Pero lo que más se acerca a la arquitectura es el modelismo. Es tal su gusto por esta actividad que se inscribe a concursos nacionales donde el premio es una medalla y la satisfacción de ser el primer lugar. Y nada más.

"Casi todos los primeros lugares que me he llevado han sido con maquetas. Ahí está lo de la arquitectura. Las cuatro maquetas que yo he hecho las cuatro han ganado. Y me enfrento con gente que es pro. Yo no. Nomás lo agarro de hobby. Hice la cantina, la fachada. Puse a un Hulk saliendo bien enojado de aquí. Mi intención primera fue hacerlo echando pestes cuando perdió México contra Holanda, con el penal. Le iba a poner 'No era penal'. Ya después lo hice enojado, saliendo de la cantina por este lado (de Jesús María). Entonces me chuté la puerta. Me llevé un primer lugar".

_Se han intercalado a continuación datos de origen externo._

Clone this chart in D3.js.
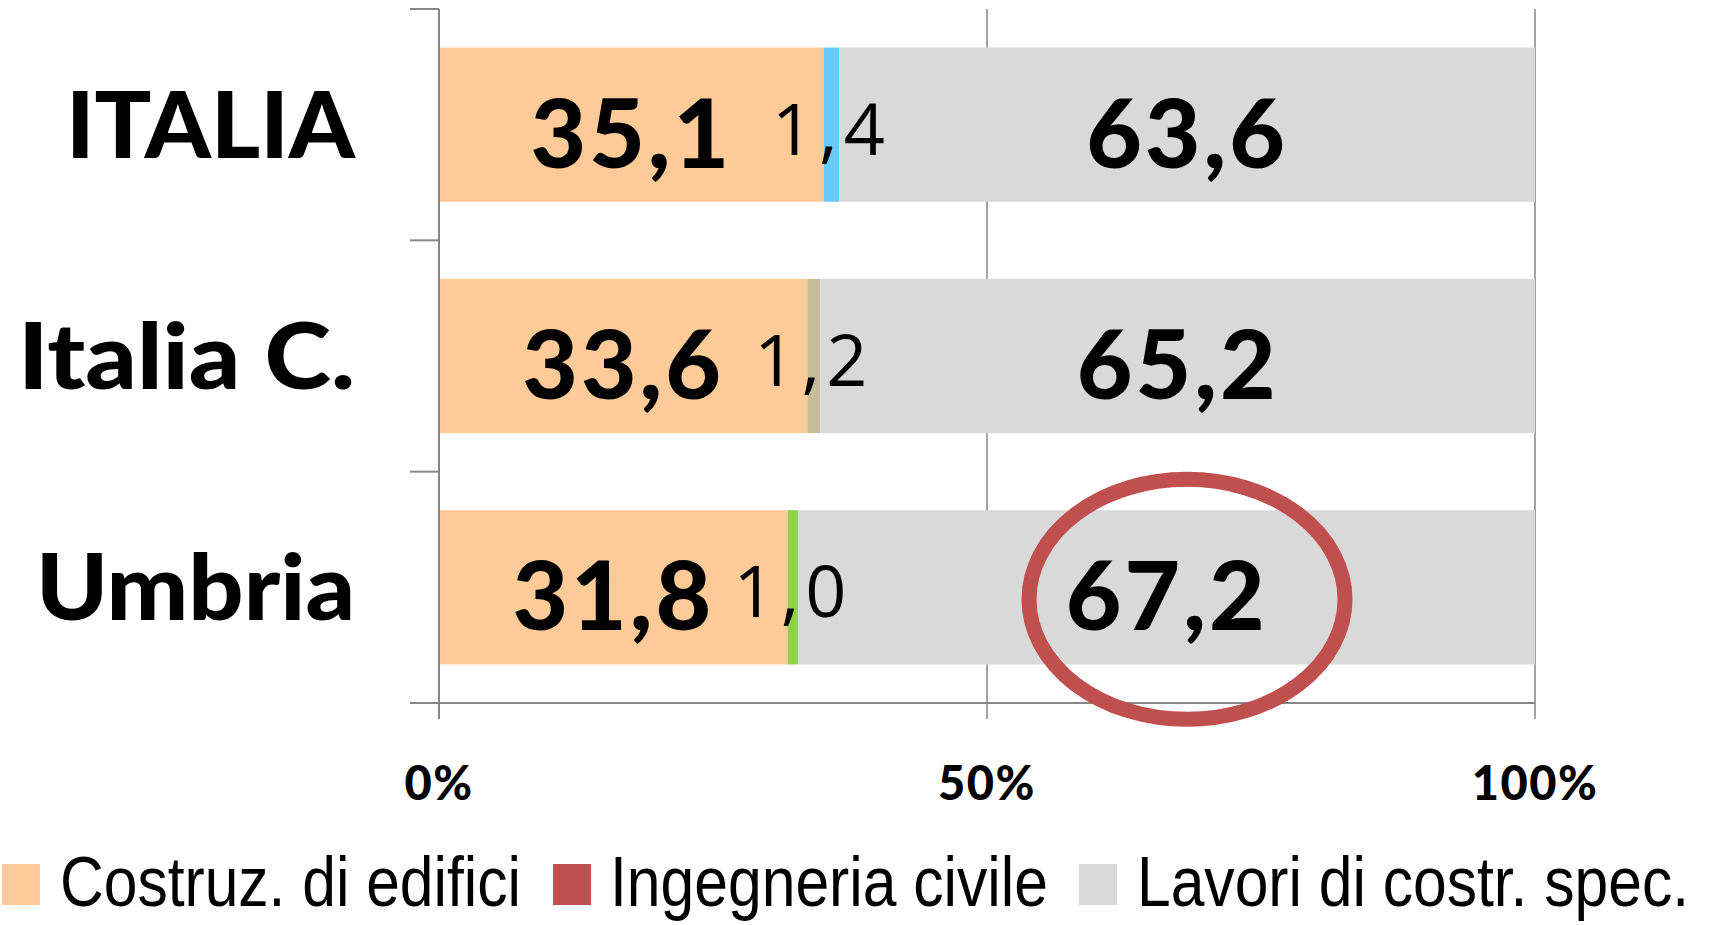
<!DOCTYPE html>
<html>
<head>
<meta charset="utf-8">
<script src="https://cdn.jsdelivr.net/npm/d3@7/dist/d3.min.js"></script>
<style>
  html, body { margin: 0; padding: 0; background: #ffffff; }
  svg { display: block; }
</style>
</head>
<body>
<svg id="chart" width="1709" height="925"></svg>
<script>
// ---- Data ----
const categories = ["ITALIA", "Italia C.", "Umbria"];
const edifici    = [35.1, 33.6, 31.8];
const ingegneria = [1.4, 1.2, 1.0];
const lavori     = [63.6, 65.2, 67.2];
const seriesNames = ["Costruz. di edifici", "Ingegneria civile", "Lavori di costr. spec."];
const xTicks = [0, 50, 100];
const xTickLabels = ["0%", "50%", "100%"];
const highlighted = "Umbria";

// ---- Styles ----
const seriesColors = ["#FECB98", "#C0504D", "#D9D9D9"];
const middleColors = ["#66CCFF", "#C4BD97", "#92D050"];
const axisColor = "#868686";
const heavyFont = "Lato, 'DejaVu Sans', sans-serif";
const lightFont = "'Open Sans', 'Noto Sans', sans-serif";
const narrowFont = "'Liberation Sans Narrow', 'Arial Narrow', 'Liberation Sans', sans-serif";
const catLabelWidths = { "ITALIA": 289, "Italia C.": 337, "Umbria": 319 };

const svg = d3.select("#chart");

const x = d3.scaleLinear().domain([0, 100]).range([439, 1535]);
const y = d3.scaleBand().domain(categories).range([9, 703])
  .paddingInner(0.333).paddingOuter(0.1665);

const fmt = v => d3.format(".1f")(v).replace(".", ",");

// gridlines
svg.append("g").selectAll("line").data(xTicks.filter(t => t > 0)).join("line")
  .attr("x1", d => x(d)).attr("x2", d => x(d))
  .attr("y1", 9).attr("y2", 719)
  .attr("stroke", axisColor).attr("stroke-width", 1.5);

// rows
const rows = categories.map((c, i) => ({
  cat: c, i,
  segs: [
    { s: 0, e: edifici[i], color: seriesColors[0], v: edifici[i], kind: "big" },
    { s: edifici[i], e: edifici[i] + ingegneria[i], color: middleColors[i], v: ingegneria[i], kind: "small" },
    { s: edifici[i] + ingegneria[i], e: Math.min(100, edifici[i] + ingegneria[i] + lavori[i]), color: seriesColors[2], v: lavori[i], kind: "big" }
  ]
}));

const g = svg.append("g");
rows.forEach(r => {
  const yc = y(r.cat) + y.bandwidth() / 2;
  g.selectAll(null).data(r.segs).join("rect")
    .attr("x", d => x(d.s))
    .attr("width", d => x(d.e) - x(d.s))
    .attr("y", y(r.cat))
    .attr("height", y.bandwidth())
    .attr("fill", d => d.color);
  g.selectAll(null).data(r.segs).join("text")
    .attr("x", d => x((d.s + d.e) / 2))
    .attr("y", d => d.kind === "big" ? yc + 43 : yc + 30)
    .attr("text-anchor", "middle")
    .attr("font-family", d => d.kind === "big" ? heavyFont : lightFont)
    .attr("font-weight", d => d.kind === "big" ? 900 : 400)
    .attr("font-size", d => d.kind === "big" ? 96 : 72)
    .attr("letter-spacing", d => d.kind === "big" ? 3 : 6)
    .attr("fill", "#000")
    .text(d => fmt(d.v));
});

// axes
svg.append("line").attr("x1", x(0)).attr("x2", x(0)).attr("y1", 9).attr("y2", 719)
  .attr("stroke", axisColor).attr("stroke-width", 2);
svg.append("line").attr("x1", 410).attr("x2", x(100)).attr("y1", 703).attr("y2", 703)
  .attr("stroke", axisColor).attr("stroke-width", 2);
// category ticks at band boundaries
const bounds = [9].concat(categories.map(c => y(c) + y.bandwidth() + y.step() * y.paddingInner() / 2));
bounds[bounds.length - 1] = 703;
svg.append("g").selectAll("line").data(bounds).join("line")
  .attr("x1", 410).attr("x2", x(0)).attr("y1", d => d).attr("y2", d => d)
  .attr("stroke", axisColor).attr("stroke-width", 2);

// category labels
svg.append("g").selectAll("text").data(categories).join("text")
  .attr("x", 355)
  .attr("y", d => y(d) + y.bandwidth() / 2 + 33)
  .attr("text-anchor", "end")
  .attr("font-family", heavyFont).attr("font-weight", 900)
  .attr("font-size", 92)
  .attr("textLength", d => catLabelWidths[d])
  .attr("lengthAdjust", "spacingAndGlyphs")
  .attr("fill", "#000")
  .text(d => d);

// x tick labels
svg.append("g").selectAll("text").data(xTicks).join("text")
  .attr("x", d => x(d)).attr("y", 800)
  .attr("text-anchor", "middle")
  .attr("font-family", heavyFont).attr("font-weight", 900)
  .attr("font-size", 47).attr("letter-spacing", 1.5)
  .attr("fill", "#000")
  .text((d, i) => xTickLabels[i]);

// highlight ellipse
const hi = rows.find(r => r.cat === highlighted);
const hseg = hi.segs[2];
svg.append("ellipse")
  .attr("cx", x((hseg.s + hseg.e) / 2 + 1.85))
  .attr("cy", y(highlighted) + y.bandwidth() / 2 + 12)
  .attr("rx", 158).attr("ry", 120)
  .attr("fill", "none").attr("stroke", "#C0504D").attr("stroke-width", 15);

// legend
const legendItems = [
  { sx: 2, tx: 60, tw: 461 },
  { sx: 553, tx: 610, tw: 438 },
  { sx: 1079, tx: 1137, tw: 552 }
];
const lg = svg.append("g");
lg.selectAll("rect").data(seriesNames).join("rect")
  .attr("x", (d, i) => legendItems[i].sx).attr("y", 864)
  .attr("width", 38).attr("height", 41)
  .attr("fill", (d, i) => seriesColors[i]);
lg.selectAll("text").data(seriesNames).join("text")
  .attr("x", (d, i) => legendItems[i].tx).attr("y", 906)
  .attr("font-family", narrowFont)
  .attr("font-size", 70)
  .attr("textLength", (d, i) => legendItems[i].tw)
  .attr("lengthAdjust", "spacingAndGlyphs")
  .attr("fill", "#000")
  .text(d => d);
</script>
</body>
</html>
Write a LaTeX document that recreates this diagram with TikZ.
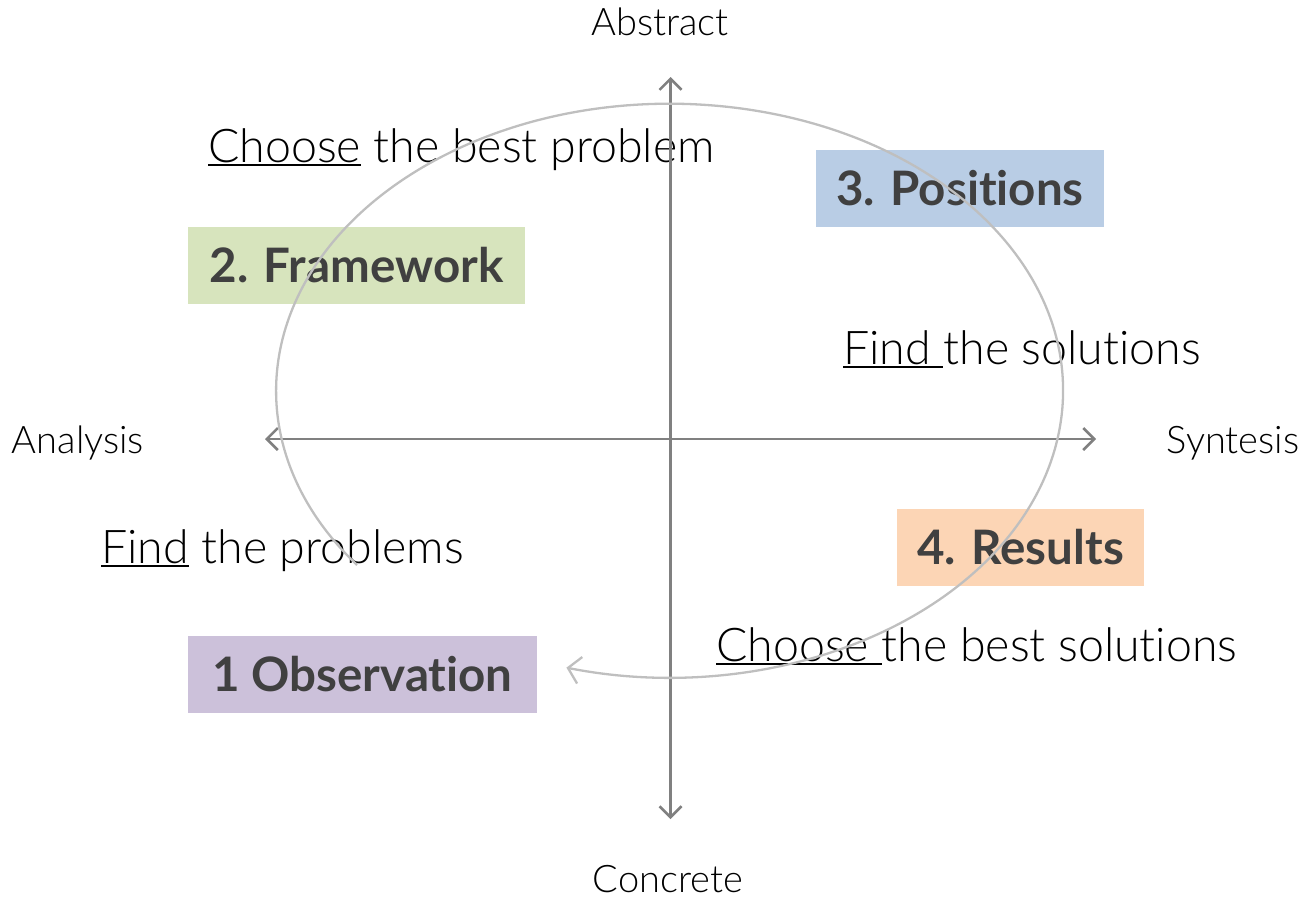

"Ese Hulk salió encabronado porque le han de haber robado, como es costumbre", dice el mismo hombre que ha estado en la barra toda la mañana bromeando a Roberto.

"Cállate, güey, que seguramente tú le chingaste la cartera", contesta de inmediato Roberto con humor.

De nuevo las risas se mezclan con el aroma a cerveza, a licor, a quesadilla, a cantina, y con los ruidos que provienen de la calle: el grito del ambulante que vende tenis, el motor de la motoneta que pasa, la patrulla que hace sonar su torreta a manera de claxon.

Tres años pasaron para que Roberto le agarrara el gusto al oficio de cantinero, y una vez que le encontró no lo soltó.

"Le vas agarrando a la gente, cómo tratarla. Y ya después le hallas el modo al negocio y ya ganas, ya no te enojas y platicas con la gente y todo. Y entonces le vas agarrando el gusto. Hay clientes así, que te van platicando y te van dando consejos. A veces sin querer te van diciendo, te platican de su vida y vas captando cosas. Al principio sí era muy difícil con este tipo de cosas. Ahora ya no. Ahora ya nada es difícil".